- What you will do
Transcribe everything in the data word for word. Pictures are left out.

- Given material
■ ■ ■ ■

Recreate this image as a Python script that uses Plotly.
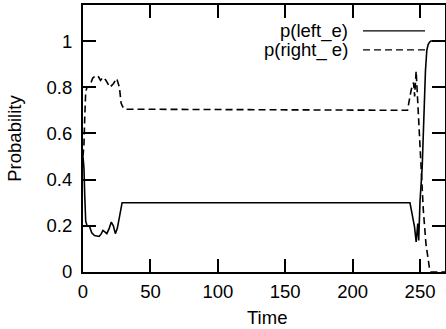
import plotly.graph_objects as go

# ---- data ----
time_left = [0, 0.7, 1.3, 2, 3, 4, 5, 6.5, 8.5, 10, 12, 13.5, 14.8, 16, 17.7, 19.5, 21, 22.5,
             24, 25.5, 27, 28, 29, 242.5, 243.5, 244.6, 245.9, 247.1, 248.3, 249, 250, 251.6,
             252.8, 254, 255, 256, 257, 258, 268.5]
p_left = [0.5, 0.45, 0.33, 0.22, 0.2, 0.2, 0.195, 0.17, 0.158, 0.155, 0.154, 0.165, 0.18, 0.175,
          0.166, 0.19, 0.216, 0.2, 0.166, 0.19, 0.238, 0.28, 0.3, 0.3, 0.27, 0.22, 0.195, 0.13,
          0.21, 0.137, 0.31, 0.455, 0.67, 0.87, 0.96, 0.985, 0.995, 1.0, 1.0]

time_right = [0, 0.7, 1.3, 2, 3, 4.7, 7.2, 8.5, 11, 13, 15, 17, 20, 22.5, 25, 27, 28.3, 29.5, 31,
              240.7, 242.2, 243.5, 245.2, 246, 247.1, 247.8, 248.7, 250, 250.7, 252.4, 254.4,
              256.9, 258, 268.5]
p_right = [0.5, 0.55, 0.67, 0.78, 0.8, 0.80, 0.84, 0.845, 0.85, 0.83, 0.843, 0.83, 0.80, 0.815,
           0.838, 0.80, 0.73, 0.715, 0.705, 0.7, 0.75, 0.79, 0.82, 0.76, 0.87, 0.79, 0.74, 0.56,
           0.455, 0.27, 0.12, 0.02, 0.0, 0.0]

x_ticks = [0, 50, 100, 150, 200, 250]
y_ticks = [0, 0.2, 0.4, 0.6, 0.8, 1]
y_tick_labels = ["0", "0.2", "0.4", "0.6", "0.8", "1"]
legend_labels = ["p(left_e)", "p(right_ e)"]
x_title = "Time"
y_title = "Probability"

FONT = "Liberation Sans, Arial, Helvetica, sans-serif"
FS = 18.5

fig = go.Figure()
fig.add_trace(go.Scatter(x=time_left, y=p_left, mode="lines", name=legend_labels[0],
                         line=dict(color="black", width=1.6), showlegend=False))
fig.add_trace(go.Scatter(x=time_right, y=p_right, mode="lines", name=legend_labels[1],
                         line=dict(color="black", width=1.6, dash="7px,4px"), showlegend=False))

# manual legend: text on the left, line sample on the right
leg_rows = [0.903, 0.832]
for label, yy, dash in zip(legend_labels, leg_rows, ["solid", "7px,4px"]):
    fig.add_annotation(x=0.7376, y=yy, xref="paper", yref="paper", text=label,
                       showarrow=False, xanchor="right", yanchor="middle",
                       font=dict(family=FONT, size=FS, color="black"))
    fig.add_shape(type="line", xref="paper", yref="paper", x0=0.7735, x1=0.9448, y0=yy, y1=yy,
                  line=dict(color="black", width=1.4, dash=dash))

# axis titles
fig.add_annotation(x=0.508, y=-0.172, xref="paper", yref="paper", text=x_title,
                   showarrow=False, xanchor="center", yanchor="middle",
                   font=dict(family=FONT, size=FS, color="black"))
fig.add_annotation(x=-0.19, y=0.5, xref="paper", yref="paper", text=y_title, textangle=-90,
                   showarrow=False, xanchor="center", yanchor="middle",
                   font=dict(family=FONT, size=FS, color="black"))

fig.update_layout(
    template="none",
    width=446, height=329,
    margin=dict(l=83, r=1, t=5, b=57, pad=0),
    paper_bgcolor="white", plot_bgcolor="white",
    font=dict(family=FONT, size=FS, color="black"),
    showlegend=False,
)
fig.update_xaxes(range=[0, 268.5], tickvals=x_ticks, ticks="inside", ticklen=13, tickwidth=2,
                 tickcolor="black", showline=True, linewidth=2, linecolor="black", mirror="ticks",
                 showgrid=False, zeroline=False, automargin=False, tickfont=dict(size=FS),
                 ticklabelstandoff=2)
fig.update_yaxes(range=[0, 1.156], tickvals=y_ticks, ticktext=y_tick_labels, ticks="inside",
                 ticklen=13, tickwidth=2, tickcolor="black", showline=True, linewidth=2,
                 linecolor="black", mirror="ticks", showgrid=False, zeroline=False,
                 automargin=False, tickfont=dict(size=FS), ticklabelstandoff=5)

fig.write_html("out.html", config={"displayModeBar": False},
               post_script="document.body.style.margin='0';document.body.style.overflow='hidden';")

■ ■ ■ ■

- Exercise response
Recreate this image as a Python script that uses Plotly.
import plotly.graph_objects as go

# ---- data ----
time_left = [0, 0.7, 1.3, 2, 3, 4, 5, 6.5, 8.5, 10, 12, 13.5, 14.8, 16, 17.7, 19.5, 21, 22.5,
             24, 25.5, 27, 28, 29, 242.5, 243.5, 244.6, 245.9, 247.1, 248.3, 249, 250, 251.6,
             252.8, 254, 255, 256, 257, 258, 268.5]
p_left = [0.5, 0.45, 0.33, 0.22, 0.2, 0.2, 0.195, 0.17, 0.158, 0.155, 0.154, 0.165, 0.18, 0.175,
          0.166, 0.19, 0.216, 0.2, 0.166, 0.19, 0.238, 0.28, 0.3, 0.3, 0.27, 0.22, 0.195, 0.13,
          0.21, 0.137, 0.31, 0.455, 0.67, 0.87, 0.96, 0.985, 0.995, 1.0, 1.0]

time_right = [0, 0.7, 1.3, 2, 3, 4.7, 7.2, 8.5, 11, 13, 15, 17, 20, 22.5, 25, 27, 28.3, 29.5, 31,
              240.7, 242.2, 243.5, 245.2, 246, 247.1, 247.8, 248.7, 250, 250.7, 252.4, 254.4,
              256.9, 258, 268.5]
p_right = [0.5, 0.55, 0.67, 0.78, 0.8, 0.80, 0.84, 0.845, 0.85, 0.83, 0.843, 0.83, 0.80, 0.815,
           0.838, 0.80, 0.73, 0.715, 0.705, 0.7, 0.75, 0.79, 0.82, 0.76, 0.87, 0.79, 0.74, 0.56,
           0.455, 0.27, 0.12, 0.02, 0.0, 0.0]

x_ticks = [0, 50, 100, 150, 200, 250]
y_ticks = [0, 0.2, 0.4, 0.6, 0.8, 1]
y_tick_labels = ["0", "0.2", "0.4", "0.6", "0.8", "1"]
legend_labels = ["p(left_e)", "p(right_ e)"]
x_title = "Time"
y_title = "Probability"

FONT = "Liberation Sans, Arial, Helvetica, sans-serif"
FS = 18.5

fig = go.Figure()
fig.add_trace(go.Scatter(x=time_left, y=p_left, mode="lines", name=legend_labels[0],
                         line=dict(color="black", width=1.6), showlegend=False))
fig.add_trace(go.Scatter(x=time_right, y=p_right, mode="lines", name=legend_labels[1],
                         line=dict(color="black", width=1.6, dash="7px,4px"), showlegend=False))

# manual legend: text on the left, line sample on the right
leg_rows = [0.903, 0.832]
for label, yy, dash in zip(legend_labels, leg_rows, ["solid", "7px,4px"]):
    fig.add_annotation(x=0.7376, y=yy, xref="paper", yref="paper", text=label,
                       showarrow=False, xanchor="right", yanchor="middle",
                       font=dict(family=FONT, size=FS, color="black"))
    fig.add_shape(type="line", xref="paper", yref="paper", x0=0.7735, x1=0.9448, y0=yy, y1=yy,
                  line=dict(color="black", width=1.4, dash=dash))

# axis titles
fig.add_annotation(x=0.508, y=-0.172, xref="paper", yref="paper", text=x_title,
                   showarrow=False, xanchor="center", yanchor="middle",
                   font=dict(family=FONT, size=FS, color="black"))
fig.add_annotation(x=-0.19, y=0.5, xref="paper", yref="paper", text=y_title, textangle=-90,
                   showarrow=False, xanchor="center", yanchor="middle",
                   font=dict(family=FONT, size=FS, color="black"))

fig.update_layout(
    template="none",
    width=446, height=329,
    margin=dict(l=83, r=1, t=5, b=57, pad=0),
    paper_bgcolor="white", plot_bgcolor="white",
    font=dict(family=FONT, size=FS, color="black"),
    showlegend=False,
)
fig.update_xaxes(range=[0, 268.5], tickvals=x_ticks, ticks="inside", ticklen=13, tickwidth=2,
                 tickcolor="black", showline=True, linewidth=2, linecolor="black", mirror="ticks",
                 showgrid=False, zeroline=False, automargin=False, tickfont=dict(size=FS),
                 ticklabelstandoff=2)
fig.update_yaxes(range=[0, 1.156], tickvals=y_ticks, ticktext=y_tick_labels, ticks="inside",
                 ticklen=13, tickwidth=2, tickcolor="black", showline=True, linewidth=2,
                 linecolor="black", mirror="ticks", showgrid=False, zeroline=False,
                 automargin=False, tickfont=dict(size=FS), ticklabelstandoff=5)

fig.write_html("out.html", config={"displayModeBar": False},
               post_script="document.body.style.margin='0';document.body.style.overflow='hidden';")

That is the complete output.